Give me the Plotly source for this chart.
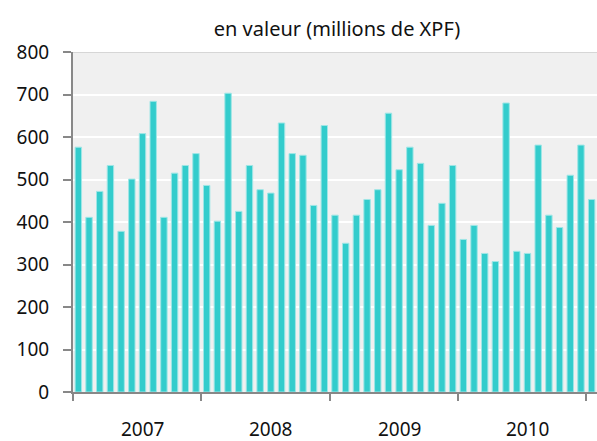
import plotly.graph_objects as go

months = list(range(49))
values = [576, 411, 472, 533, 378, 501, 608, 684, 411, 515, 533, 561,
          486, 402, 703, 425, 533, 476, 468, 633, 561, 557, 439, 627,
          416, 350, 416, 453, 476, 656, 523, 576, 538, 392, 444, 533,
          359, 392, 326, 307, 680, 331, 326, 581, 416, 387, 510, 581,
          453]
year_labels = ["2007", "2008", "2009", "2010"]
year_pos = [6, 18, 30, 42]
year_bounds = [-0.5, 11.5, 23.5, 35.5, 47.5]
y_ticks = [0, 100, 200, 300, 400, 500, 600, 700, 800]

FONT = "Noto Sans, sans-serif"

fig = go.Figure(go.Bar(
    x=months, y=values,
    marker=dict(color="#33CCCC", line=dict(color="#9fe6e6", width=1)),
    width=0.6,
))

fig.update_layout(
    width=597, height=441,
    margin=dict(l=73, r=0, t=52, b=49),
    paper_bgcolor="white", plot_bgcolor="#f0f0f0",
    showlegend=False,
    font=dict(family=FONT, size=19, color="#111"),
    title=dict(text="en valeur (millions de XPF)", x=0.5645, xanchor="center",
               y=0.934, yanchor="middle", font=dict(size=20, family=FONT)),
)
fig.update_xaxes(
    range=[-0.5, 48.5], tickvals=year_bounds, ticktext=[""] * 5,
    ticks="outside", ticklen=7, tickwidth=2, tickcolor="#888",
    showline=True, linecolor="#888", linewidth=2, showgrid=False, zeroline=False,
)
fig.update_yaxes(
    range=[0, 800], tickvals=y_ticks,
    ticks="outside", ticklen=8, tickwidth=2, tickcolor="#888",
    ticklabelstandoff=10,
    showline=True, linecolor="#888", linewidth=2,
    showgrid=True, gridcolor="white", gridwidth=2, zeroline=False,
    tickfont=dict(size=19),
)
for lbl, pos in zip(year_labels, year_pos):
    fig.add_annotation(x=pos, y=-0.11, xref="x", yref="paper", text=lbl,
                       showarrow=False, font=dict(size=19, family=FONT),
                       yanchor="middle", height=20, borderpad=0)
fig.add_shape(type="line", xref="paper", yref="y", x0=0, x1=1, y0=800, y1=800,
              line=dict(color="#d6d6d6", width=2))

fig.write_html(
    "out.html",
    config={"displayModeBar": False},
    post_script="document.body.style.margin='0';document.body.style.overflow='hidden';",
)
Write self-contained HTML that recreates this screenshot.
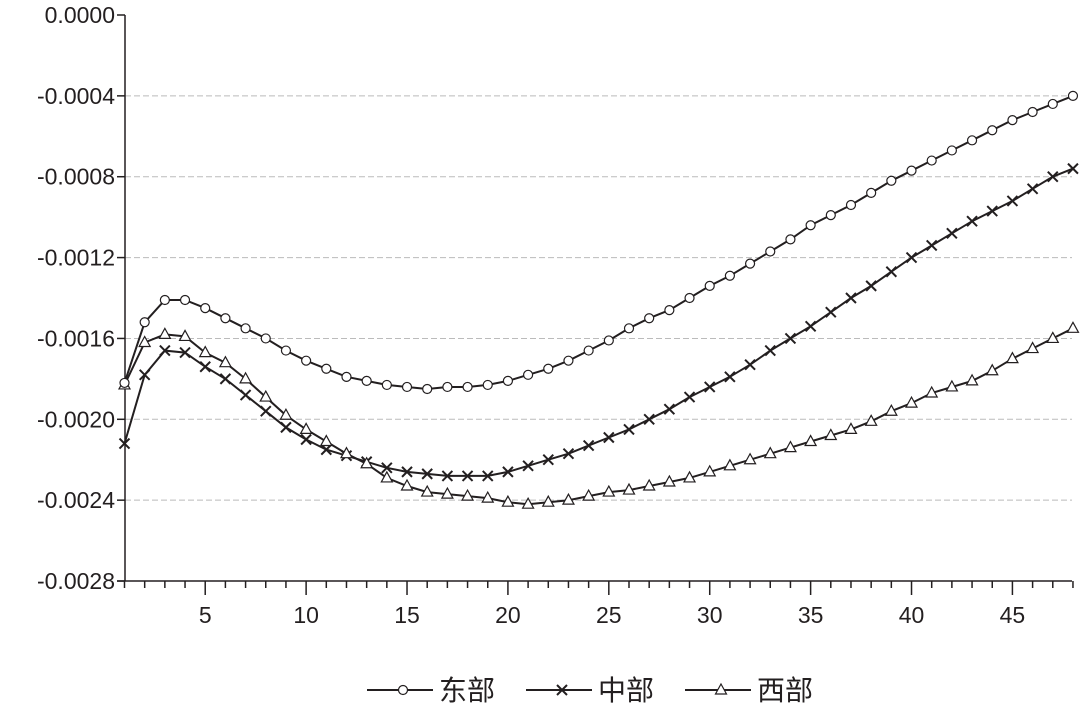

_____

» WHAT TO DO
Check each line above for the word "this" and copy the ones that have it.

» CORRECT OUTPUT
Give me the Plotly source for this chart.
Write self-contained HTML that recreates this screenshot.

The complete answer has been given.